Fanny was only 8-years-old when she wrote her first poem describing her blindness. By that time, she had accepted the fact that she could not see as part of God’s plan for her and determined to use it to glorify Him. She said that if she were offered perfect sight, she would not take it. Fanny believed that if she could see, she might have been distracted by all the beautiful things around her and forget to sing and praise God!

So, Fanny used her talents to glorify God. In her lifetime, she wrote over 8,000 hymns and gospel songs including some of the most poplar hymns we sing today like, “Blessed Assurance” and “To God be the Glory”. In 1843, Fanny traveled to Washington D.C. to help persuade the government to support education for the blind, and she was the very first woman to speak to the United States Senate!

When Fanny wasn’t composing songs, she spent much of her time teaching at the New York Institute for the Blind. Once, when an epidemic of cholera struck New York City, rather than flee for safety, Fanny stayed at the NYIB to nurse the sick.
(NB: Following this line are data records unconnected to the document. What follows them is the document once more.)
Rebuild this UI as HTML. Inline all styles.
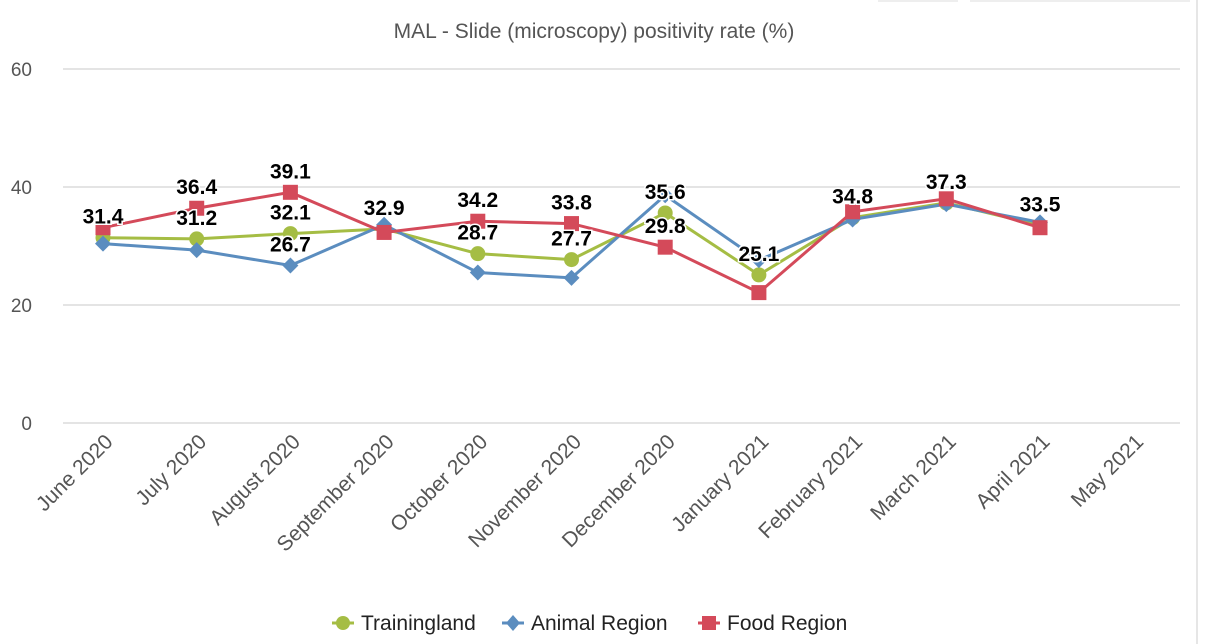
<!DOCTYPE html>
<html><head><meta charset="utf-8"><style>
body{margin:0;background:#fff;width:1208px;height:644px;overflow:hidden;font-family:"Liberation Sans",Arial,sans-serif}
svg{display:block}
</style></head><body>
<svg id="chart" width="1208" height="644" xmlns="http://www.w3.org/2000/svg">
<rect x="1196" y="0" width="2" height="644" fill="#e6e6e6"/>
<rect x="878" y="0" width="80" height="2" fill="#eee"/>
<rect x="970" y="0" width="220" height="2" fill="#eee"/>
<text x="594" y="38" text-anchor="middle" font-size="21" fill="#555">MAL - Slide (microscopy) positivity rate (%)</text>
<g id="grid"></g><g id="xlabels"></g><g id="series"></g><g id="labels"></g>
<g>
<g><line x1="332" y1="623" x2="354" y2="623" stroke="#a5bd44" stroke-width="3"/><circle cx="343" cy="623" r="7" fill="#a5bd44"/><text x="361" y="630" font-size="21" fill="#222">Trainingland</text></g>
<g><line x1="502" y1="623" x2="524" y2="623" stroke="#5b8dbf" stroke-width="3"/><path d="M513 615 L520 623 L513 631 L506 623 Z" fill="#5b8dbf"/><text x="531" y="630" font-size="21" fill="#222">Animal Region</text></g>
<g><line x1="698" y1="623" x2="720" y2="623" stroke="#d44a5a" stroke-width="3"/><rect x="702" y="616" width="14" height="14" fill="#d44a5a"/><text x="727" y="630" font-size="21" fill="#222">Food Region</text></g>
</g>
</svg>
<script>
const categories=["June 2020","July 2020","August 2020","September 2020","October 2020","November 2020","December 2020","January 2021","February 2021","March 2021","April 2021","May 2021"];
const trainingland=[31.4,31.2,32.1,32.9,28.7,27.7,35.6,25.1,34.8,37.3,33.5,null];
const animalRegion=[30.4,29.3,26.7,33.6,25.5,24.6,38.6,27.6,34.5,37.1,34.0,null];
const foodRegion=[33.1,36.4,39.1,32.3,34.2,33.8,29.8,22.1,35.8,38.0,33.1,null];
const trainingLabels=[true,true,true,true,true,true,true,true,true,true,true,false];
const animalLabels=[false,false,true,false,false,false,false,false,false,false,false,false];
const foodLabels=[false,true,true,false,true,true,true,false,false,false,false,false];
const yTicks=[0,20,40,60];
const NS="http://www.w3.org/2000/svg";
const y=v=>423-v*(354/60);
const x=i=>103+i*93.7;
function mk(t,a,p){const e=document.createElementNS(NS,t);for(const k in a)e.setAttribute(k,a[k]);p.appendChild(e);return e;}
const grid=document.getElementById('grid');
yTicks.forEach(t=>{
 const l=mk('line',{x1:63,x2:1180,y1:y(t),y2:y(t),stroke:'#dcdcdc','stroke-width':1.5},grid);
 
 
 const tx=mk('text',{x:32,y:y(t)+7,'text-anchor':'end','font-size':19,fill:'#555'},grid);
 tx.textContent=t;
 
 
});
const xl=document.getElementById('xlabels');
categories.forEach((c,i)=>{
 const t=mk('text',{x:0,y:0,'text-anchor':'end','font-size':21,fill:'#555',transform:`translate(${x(i)+11},${443}) rotate(-45)`},xl);
 t.textContent=c;
 
 
});
const sg=document.getElementById('series'),lg=document.getElementById('labels');
function draw(data,color,shape,name,show){
 const g=mk('g',{},sg);
 
 
 let d='';data.forEach((v,i)=>{if(v!=null)d+=(d?'L':'M')+x(i)+' '+y(v);});
 const p=mk('path',{d:d,fill:'none',stroke:color,'stroke-width':3},g);
 
 
 data.forEach((v,i)=>{if(v==null)return;const cx=x(i),cy=y(v);let m;
  if(shape==='c')m=mk('circle',{cx:cx,cy:cy,r:7.5,fill:color},g);
  else if(shape==='d')m=mk('path',{d:`M${cx} ${cy-8}L${cx+8} ${cy}L${cx} ${cy+8}L${cx-8} ${cy}Z`,fill:color},g);
  else m=mk('rect',{x:cx-7.5,y:cy-7.5,width:15,height:15,fill:color},g);
  
  
  if(show[i]){const t=mk('text',{x:cx,y:cy-14,'text-anchor':'middle','font-size':21,'font-weight':'bold',fill:'#000',stroke:'#fff','stroke-width':3,'paint-order':'stroke'},lg);
   t.textContent=v.toFixed(1);
   
   }
 });
}
draw(trainingland,'#a5bd44','c','trainingland',trainingLabels);
draw(animalRegion,'#5b8dbf','d','animal-region',animalLabels);
draw(foodRegion,'#d44a5a','s','food-region',foodLabels);
</script>
</body></html>
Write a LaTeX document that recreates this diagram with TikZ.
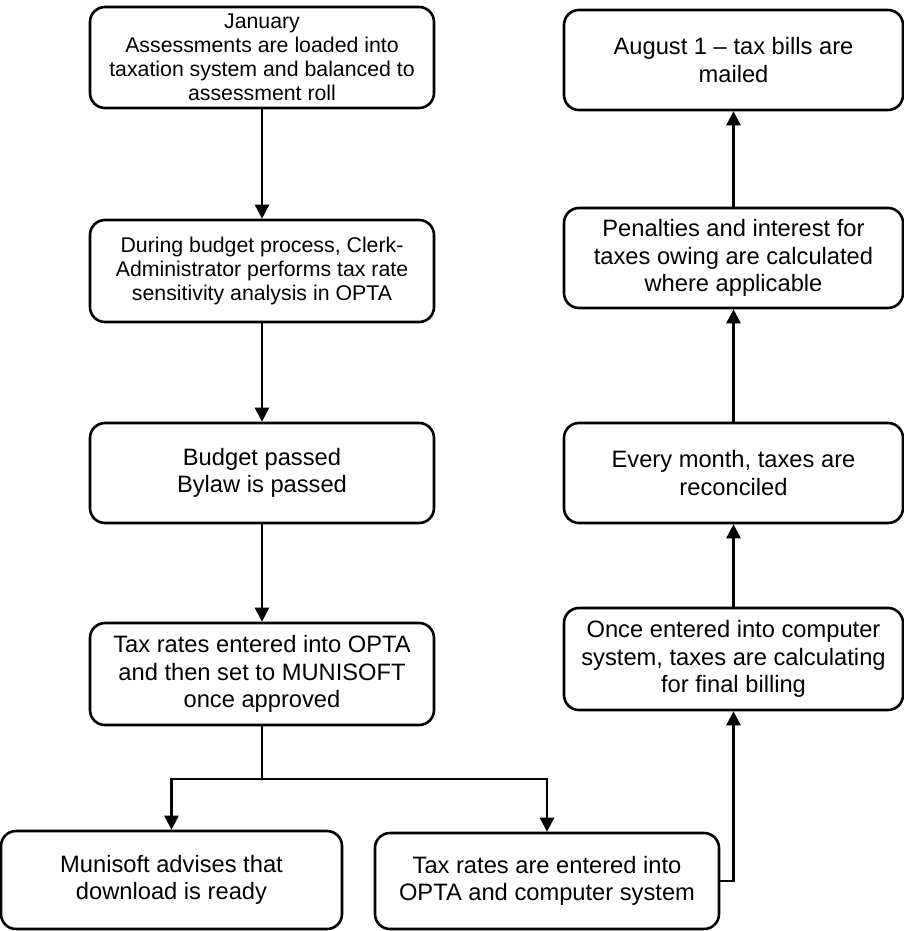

She also worked hard to care for the poor saying, “from the time I received my first check for my poems, I made up my mind to open my hand wide to those who needed assistance.” Fanny is remembered for her rescue missions work almost as much as for her songs.

Does it ever feel like you can’t see God’s work in your life?

Do you ever ask God why He made you a certain way?

Do you wonder why you have to struggle with some things that don’t seem fair?